Unless you mean that if your password manager is compromised it probably means that your device is compromised, which also means that you’re probably also a victim to a session hijack for the recovery email(s), in which case you are truly fucked.
You can also have a multi-level approach where for “higher value” accounts you have a separate password database so the more valuable accounts aren’t exposed as much as everything else… There are definitely options.
I usually call it 1,5FA since it is reduced to one factor, namely the password manager, but that password manager is protected by 2FA.
It’s still 2FA. They’re separate secrets. But I agree that hosting your passwords on someone else’s computer is asking for trouble.
At this point, it really depends on implementation, and the exploit.
It the exploit can get both in one go, I’d argue that it’s technically 1FA. Else, no matter how trivial it to do both steps, it’s 2FA. But then it pushes the question back to “what is a go at it”? A script? A remote file copy? Etc.
Kinda important technicality in my view, as separating them in the password management process is the first requirement to actually have two factors.
However, using two apps instead of two parts of the same app isn’t much of an improvement. If the device is compromised, it doesn’t matter much how many apps you split the data into. You can always use different passphrases, no biometrics, etc, but at that point, it’s so inconvenient that you’re just better off carrying two devices…

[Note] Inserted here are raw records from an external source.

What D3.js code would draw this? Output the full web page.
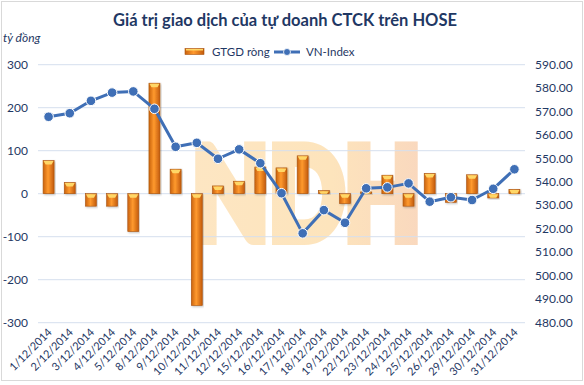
<!DOCTYPE html>
<html>
<head>
<meta charset="utf-8">
<script src="https://cdn.jsdelivr.net/npm/d3@7"></script>
<style>
  body { margin: 0; background: #fff; }
  text { font-family: Lato, "Open Sans", sans-serif; }
</style>
</head>
<body>
<div id="chart"></div>
<script>
const dates = ["1/12/2014", "2/12/2014", "3/12/2014", "4/12/2014", "5/12/2014", "8/12/2014",
  "9/12/2014", "10/12/2014", "11/12/2014", "12/12/2014", "15/12/2014", "16/12/2014",
  "17/12/2014", "18/12/2014", "19/12/2014", "22/12/2014", "23/12/2014", "24/12/2014",
  "25/12/2014", "26/12/2014", "29/12/2014", "30/12/2014", "31/12/2014"];
const netValue = [77, 26, -29, -29, -88, 257, 57, -260, 18, 29, 62, 60, 88, 7, -23, 4, 43, -29, 47, -20, 44, -10, 10];
const vnIndex = [567.8, 569.3, 574.6, 578.1, 578.6, 571.2, 555.0, 556.7, 549.9, 553.9, 548.0, 535.2,
  518.1, 528.0, 522.6, 537.3, 537.7, 539.4, 531.6, 533.5, 532.3, 537.1, 545.4];
const leftTicks = [300, 200, 100, 0, -100, -200, -300];
const rightTicks = [590, 580, 570, 560, 550, 540, 530, 520, 510, 500, 490, 480];

const width = 584, height = 385;
const navy = "#1F3864";
const blue = "#3F6FB6";

const svg = d3.select("#chart").append("svg")
  .attr("width", width)
  .attr("height", height);

const defs = svg.append("defs");
const grad = defs.append("linearGradient").attr("id", "barGrad")
  .attr("x1", "0%").attr("x2", "100%").attr("y1", "0%").attr("y2", "0%");
grad.append("stop").attr("offset", "0%").attr("stop-color", "#C9620F");
grad.append("stop").attr("offset", "45%").attr("stop-color", "#FF9A2E");
grad.append("stop").attr("offset", "100%").attr("stop-color", "#C25A0C");

const wmGrad = defs.append("linearGradient").attr("id", "wmGrad")
  .attr("gradientUnits", "userSpaceOnUse")
  .attr("x1", 185).attr("x2", 428).attr("y1", 0).attr("y2", 0);
wmGrad.append("stop").attr("offset", "0%").attr("stop-color", "#FDE6C3");
wmGrad.append("stop").attr("offset", "60%").attr("stop-color", "#FDE4BC");
wmGrad.append("stop").attr("offset", "100%").attr("stop-color", "#F9D7BE");

const shadow = defs.append("filter").attr("id", "shadow").attr("height", "150%");
shadow.append("feDropShadow")
  .attr("dx", 1).attr("dy", 1)
  .attr("flood-color", "rgba(0,0,0,0.25)")
  .attr("stdDeviation", 0.8);

// frame
svg.append("rect")
  .attr("x", 1.5).attr("y", 1.5)
  .attr("width", 581).attr("height", 379)
  .attr("fill", "none")
  .attr("stroke", "#D9D9D9");

const x = d3.scaleBand().domain(dates).range([38, 525]);
const yL = d3.scaleLinear().domain([-300, 300]).range([322.7, 64.7]);
const yR = d3.scaleLinear().domain([480, 590]).range([322.7, 64.7]);
const cx = d => x(d) + x.bandwidth() / 2;
const barW = x.bandwidth() * 0.52;

// title
svg.append("text")
  .attr("x", 285).attr("y", 26)
  .attr("text-anchor", "middle")
  .attr("font-size", 16.5)
  .attr("font-weight", "bold")
  .attr("fill", navy)
  .text("Giá trị giao dịch của tự doanh CTCK trên HOSE");

svg.append("text")
  .attr("x", 3).attr("y", 42)
  .attr("font-size", 12)
  .attr("font-style", "italic")
  .attr("fill", navy)
  .text("tỷ đồng");

// watermark
svg.append("text")
  .attr("x", 192).attr("y", 239)
  .attr("font-family", "DejaVu Sans, sans-serif")
  .attr("font-weight", "bold")
  .attr("font-size", 126)
  .attr("textLength", 229)
  .attr("lengthAdjust", "spacingAndGlyphs")
  .attr("fill", "url(#wmGrad)")
  .attr("stroke", "url(#wmGrad)")
  .attr("stroke-width", 12)
  .attr("stroke-linejoin", "miter")
  .text("NDH");

// gridlines
svg.append("g")
  .selectAll("line")
  .data(leftTicks)
  .join("line")
  .attr("x1", 38).attr("x2", 525)
  .attr("y1", d => yL(d)).attr("y2", d => yL(d))
  .attr("stroke", "#D6DFEE")
  .attr("stroke-width", 1);

// left axis labels
svg.append("g")
  .selectAll("text")
  .data(leftTicks)
  .join("text")
  .attr("x", 28).attr("y", d => yL(d) + 4)
  .attr("text-anchor", "end")
  .attr("font-size", 12)
  .attr("fill", navy)
  .text(d => String(d));

// right axis labels
svg.append("g")
  .selectAll("text")
  .data(rightTicks)
  .join("text")
  .attr("x", 535).attr("y", d => yR(d) + 4)
  .attr("font-size", 12)
  .attr("fill", navy)
  .text(d => d.toFixed(2));

// x labels
svg.append("g")
  .selectAll("text")
  .data(dates)
  .join("text")
  .attr("transform", d => `translate(${cx(d) + 4},${333}) rotate(-45)`)
  .attr("text-anchor", "end")
  .attr("font-size", 11)
  .attr("fill", navy)
  .text(d => d);

// bars
const bars = svg.append("g")
  .selectAll("g")
  .data(dates.map((d, i) => ({ date: d, v: netValue[i] })))
  .join("g");

bars.append("rect")
  .attr("x", d => cx(d.date) - barW / 2)
  .attr("y", d => yL(Math.max(0, d.v)))
  .attr("width", barW)
  .attr("height", d => Math.abs(yL(d.v) - yL(0)))
  .attr("fill", "url(#barGrad)")
  .attr("stroke", "#A9530D")
  .attr("stroke-width", 0.6)
  .attr("filter", "url(#shadow)");

bars.append("path")
  .attr("d", d => {
    const top = yL(Math.max(0, d.v));
    const h = Math.min(4, Math.abs(yL(d.v) - yL(0)));
    const l = cx(d.date) - barW / 2 + 0.5, r = cx(d.date) + barW / 2 - 0.5;
    return `M${l},${top + 0.5} L${r},${top + 0.5} L${r - 2},${top + h} L${l + 2},${top + h} Z`;
  })
  .attr("fill", "#FFD767");

// line
const line = d3.line()
  .x((d, i) => cx(dates[i]))
  .y(d => yR(d));

svg.append("path")
  .datum(vnIndex)
  .attr("d", line)
  .attr("fill", "none")
  .attr("stroke", blue)
  .attr("stroke-width", 3)
  .attr("stroke-linejoin", "round");

svg.append("g")
  .selectAll("circle")
  .data(vnIndex)
  .join("circle")
  .attr("cx", (d, i) => cx(dates[i]))
  .attr("cy", d => yR(d))
  .attr("r", 4.8)
  .attr("fill", blue)
  .attr("stroke", "#fff")
  .attr("stroke-width", 1);

// legend
const lg = svg.append("g");
lg.append("rect")
  .attr("x", 185).attr("y", 48.5)
  .attr("width", 19).attr("height", 6)
  .attr("fill", "url(#barGrad)")
  .attr("stroke", "#A9530D")
  .attr("stroke-width", 0.6);
lg.append("rect")
  .attr("x", 186).attr("y", 49)
  .attr("width", 17).attr("height", 1.5)
  .attr("fill", "#FFD767");
lg.append("text")
  .attr("x", 212).attr("y", 56)
  .attr("font-size", 11.5)
  .attr("fill", navy)
  .text("GTGD ròng");
lg.append("line")
  .attr("x1", 274).attr("x2", 300)
  .attr("y1", 52).attr("y2", 52)
  .attr("stroke", blue)
  .attr("stroke-width", 3);
lg.append("circle")
  .attr("cx", 287).attr("cy", 52)
  .attr("r", 3.5)
  .attr("fill", blue)
  .attr("stroke", "#fff")
  .attr("stroke-width", 0.8);
lg.append("text")
  .attr("x", 306).attr("y", 56)
  .attr("font-size", 11.5)
  .attr("fill", navy)
  .text("VN-Index");
</script>
</body>
</html>
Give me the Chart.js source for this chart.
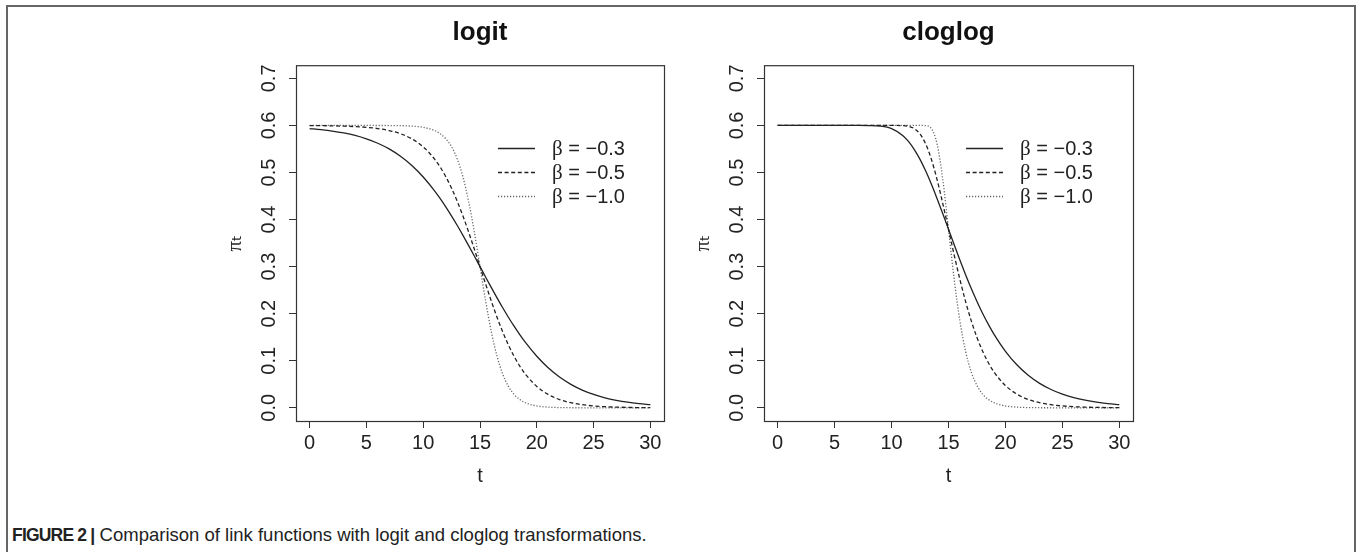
<!DOCTYPE html>
<html>
<head>
<meta charset="utf-8">
<script src="https://cdn.jsdelivr.net/npm/chart.js@4.4.1/dist/chart.umd.min.js"></script>
<style>
html,body{margin:0;padding:0;background:#fff;}
body{width:1357px;height:552px;position:relative;overflow:hidden;font-family:"Liberation Sans",Arial,sans-serif;}
#frame{position:absolute;left:6px;top:5px;width:1350px;height:700px;border:2px solid #666;box-sizing:border-box;}
.wrap{position:absolute;top:0;width:500px;height:500px;}
#caption{position:absolute;left:12px;top:524px;font-size:18.5px;color:#222;white-space:nowrap;}
#caption b{font-weight:bold;font-size:17.5px;letter-spacing:-0.8px;}
</style>
</head>
<body>
<div id="frame"></div>
<div class="wrap" style="left:180px"><canvas id="c1" width="500" height="500"></canvas></div>
<div class="wrap" style="left:648px"><canvas id="c2" width="500" height="500"></canvas></div>
<div id="caption"><b>FIGURE 2 |</b> Comparison of link functions with logit and cloglog transformations.</div>
<script>
// ---- data ----
const tValues = [0,1,2,3,4,5,6,7,8,9,10,11,11.5,12,12.5,13,13.5,14,14.5,15,15.5,16,16.5,17,17.5,18,18.5,19,20,21,22,23,24,25,26,27,28,29,30];

const logitB03 = [0.5934,0.5911,0.5881,0.5840,0.5787,0.5715,0.5622,0.5501,0.5345,0.5149,0.4905,0.4611,0.4445,0.4266,0.4075,0.3874,0.3664,0.3447,0.3225,0.3000,0.2775,0.2553,0.2336,0.2126,0.1925,0.1734,0.1555,0.1389,0.1095,0.0851,0.0655,0.0499,0.0378,0.0285,0.0213,0.0160,0.0119,0.0089,0.0066];
const logitB05 = [0.5997,0.5995,0.5991,0.5985,0.5976,0.5960,0.5934,0.5892,0.5824,0.5715,0.5545,0.5285,0.5112,0.4905,0.4664,0.4386,0.4075,0.3735,0.3373,0.3000,0.2627,0.2265,0.1925,0.1614,0.1336,0.1095,0.0888,0.0715,0.0455,0.0285,0.0176,0.0108,0.0066,0.0040,0.0024,0.0015,0.0009,0.0005,0.0003];
const logitB10 = [0.6000,0.6000,0.6000,0.6000,0.6000,0.6000,0.5999,0.5998,0.5995,0.5985,0.5960,0.5892,0.5824,0.5715,0.5545,0.5285,0.4905,0.4386,0.3735,0.3000,0.2265,0.1614,0.1095,0.0715,0.0455,0.0285,0.0176,0.0108,0.0040,0.0015,0.0005,0.0002,0.0001,0.0000,0.0000,0.0000,0.0000,0.0000,0.0000];

const cloglogB03 = [0.6000,0.6000,0.6000,0.6000,0.6000,0.6000,0.6000,0.6000,0.5998,0.5986,0.5932,0.5783,0.5656,0.5487,0.5278,0.5030,0.4750,0.4444,0.4123,0.3793,0.3463,0.3140,0.2829,0.2534,0.2259,0.2004,0.1772,0.1560,0.1200,0.0914,0.0692,0.0520,0.0390,0.0291,0.0217,0.0162,0.0120,0.0089,0.0066];
const cloglogB05 = [0.6000,0.6000,0.6000,0.6000,0.6000,0.6000,0.6000,0.6000,0.6000,0.6000,0.6000,0.5996,0.5981,0.5932,0.5817,0.5604,0.5278,0.4846,0.4338,0.3793,0.3246,0.2729,0.2259,0.1847,0.1495,0.1200,0.0957,0.0759,0.0473,0.0291,0.0178,0.0109,0.0066,0.0040,0.0024,0.0015,0.0009,0.0005,0.0003];
const cloglogB10 = [0.6000,0.6000,0.6000,0.6000,0.6000,0.6000,0.6000,0.6000,0.6000,0.6000,0.6000,0.6000,0.6000,0.6000,0.6000,0.5996,0.5932,0.5604,0.4846,0.3793,0.2729,0.1847,0.1200,0.0759,0.0473,0.0291,0.0178,0.0109,0.0040,0.0015,0.0005,0.0002,0.0001,0.0000,0.0000,0.0000,0.0000,0.0000,0.0000];

const seriesLabels = ['β = −0.3', 'β = −0.5', 'β = −1.0'];
const panelTitles = ['logit', 'cloglog'];
const xTicks = [0,5,10,15,20,25,30];
const xTickLabels = ['0','5','10','15','20','25','30'];
const yTicks = [0,0.1,0.2,0.3,0.4,0.5,0.6,0.7];
const yTickLabels = ['0.0','0.1','0.2','0.3','0.4','0.5','0.6','0.7'];
const xTitle = 't';
const yTitle = 'πₜ';

// ---- styles ----
const lineStyles = [
  {borderColor:'#222', borderWidth:1.3, borderDash:[]},
  {borderColor:'#222', borderWidth:1.3, borderDash:[4,2.6]},
  {borderColor:'#666', borderWidth:1.3, borderDash:[1.2,1.8]}
];
const SANS = '"Liberation Sans", Arial, Helvetica, sans-serif';

const boxPlugin = {
  id: 'rbox',
  afterDraw(chart) {
    const {ctx, chartArea:a} = chart;
    ctx.save();
    ctx.strokeStyle = '#333';
    ctx.lineWidth = 1.2;
    ctx.setLineDash([]);
    ctx.strokeRect(a.left + 0.5, a.top + 0.5, a.right - a.left, a.bottom - a.top);
    ctx.restore();
  }
};

const legendPlugin = {
  id: 'rlegend',
  afterDatasetsDraw(chart, args, opts) {
    const {ctx, chartArea:a} = chart;
    ctx.save();
    chart.data.datasets.forEach((ds, i) => {
      const y = Math.round(a.top + opts.y0 + i * opts.dy) + 0.5;
      ctx.beginPath();
      ctx.setLineDash(ds.borderDash || []);
      ctx.strokeStyle = ds.borderColor;
      ctx.lineWidth = ds.borderWidth;
      ctx.moveTo(a.left + opts.x0, y);
      ctx.lineTo(a.left + opts.x1, y);
      ctx.stroke();
      ctx.setLineDash([]);
      ctx.fillStyle = '#222';
      ctx.textBaseline = 'middle';
      ctx.textAlign = 'left';
      const lab = ds.label;
      const first = lab.charAt(0);
      const rest = lab.slice(1);
      let x = a.left + opts.xt;
      ctx.font = '21px "Liberation Serif", "DejaVu Serif", serif';
      ctx.fillText(first, x, y + 1);
      x += ctx.measureText(first).width;
      ctx.font = '20px ' + SANS;
      ctx.fillText(rest, x, y + 1);
    });
    ctx.restore();
  }
};

function makeChart(id, title, series, padRight) {
  const datasets = series.map((arr, i) => Object.assign({
    label: seriesLabels[i],
    data: tValues.map((t, k) => ({x: t, y: arr[k]})),
    pointRadius: 0,
    fill: false,
    cubicInterpolationMode: 'monotone'
  }, lineStyles[i]));
  return new Chart(document.getElementById(id), {
    type: 'line',
    data: {datasets},
    options: {
      responsive: false,
      animation: false,
      devicePixelRatio: 1,
      events: [],
      layout: {padding: {left: 0, right: padRight, top: 0, bottom: 0}},
      plugins: {
        legend: {display: false},
        tooltip: {enabled: false},
        title: {
          display: true, text: title, fullSize: false,
          color: '#111',
          font: {family: SANS, size: 26, weight: 'bold', lineHeight: 1.2},
          padding: {top: 17, bottom: 17}
        },
        rlegend: {x0: 202, x1: 239, xt: 256, y0: 83, dy: 24}
      },
      scales: {
        x: {
          type: 'linear', min: -1.2, max: 31.2,
          afterBuildTicks: s => { s.ticks = xTicks.map(v => ({value: v})); },
          afterFit: s => { s.height = 79; },
          ticks: {
            autoSkip: false, maxRotation: 0, minRotation: 0, padding: 3,
            color: '#222', font: {family: SANS, size: 20},
            callback: (v, i) => xTickLabels[i]
          },
          grid: {display: true, drawOnChartArea: false, drawTicks: true, tickLength: 7, color: '#333', lineWidth: 1},
          border: {display: false},
          title: {display: true, text: xTitle, color: '#222', font: {family: SANS, size: 20}, padding: {top: 0, bottom: 12}}
        },
        y: {
          type: 'linear', min: -0.028, max: 0.728,
          afterBuildTicks: s => { s.ticks = yTicks.map(v => ({value: v})); },
          afterFit: s => { s.width = 116; },
          ticks: {
            autoSkip: false, minRotation: 90, maxRotation: 90, crossAlign: 'center', padding: 6,
            color: '#222', font: {family: SANS, size: 20},
            callback: (v, i) => yTickLabels[i]
          },
          grid: {display: true, drawOnChartArea: false, drawTicks: true, tickLength: 7, color: '#333', lineWidth: 1},
          border: {display: false},
          title: {display: true, text: yTitle, color: '#222', font: {family: '"Liberation Serif", "DejaVu Sans", serif', size: 21}, padding: {top: 43, bottom: 0}}
        }
      }
    },
    plugins: [boxPlugin, legendPlugin]
  });
}

makeChart('c1', panelTitles[0], [logitB03, logitB05, logitB10], 16);
makeChart('c2', panelTitles[1], [cloglogB03, cloglogB05, cloglogB10], 15);
</script>
</body>
</html>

The point I’m making here is: 2FA were originally supposed to be actually separated (other, offline device). However, for various reasons (cost, adoption, convenience, etc), apps were pushed instead. Now we have a regression where, in most cases, 2FA or MFA are often just a “single factor authentication with extra steps”. As a matter of fact, true MFA was the main criteria when I selected my bank. And the day they force an app on me is the day I change banks.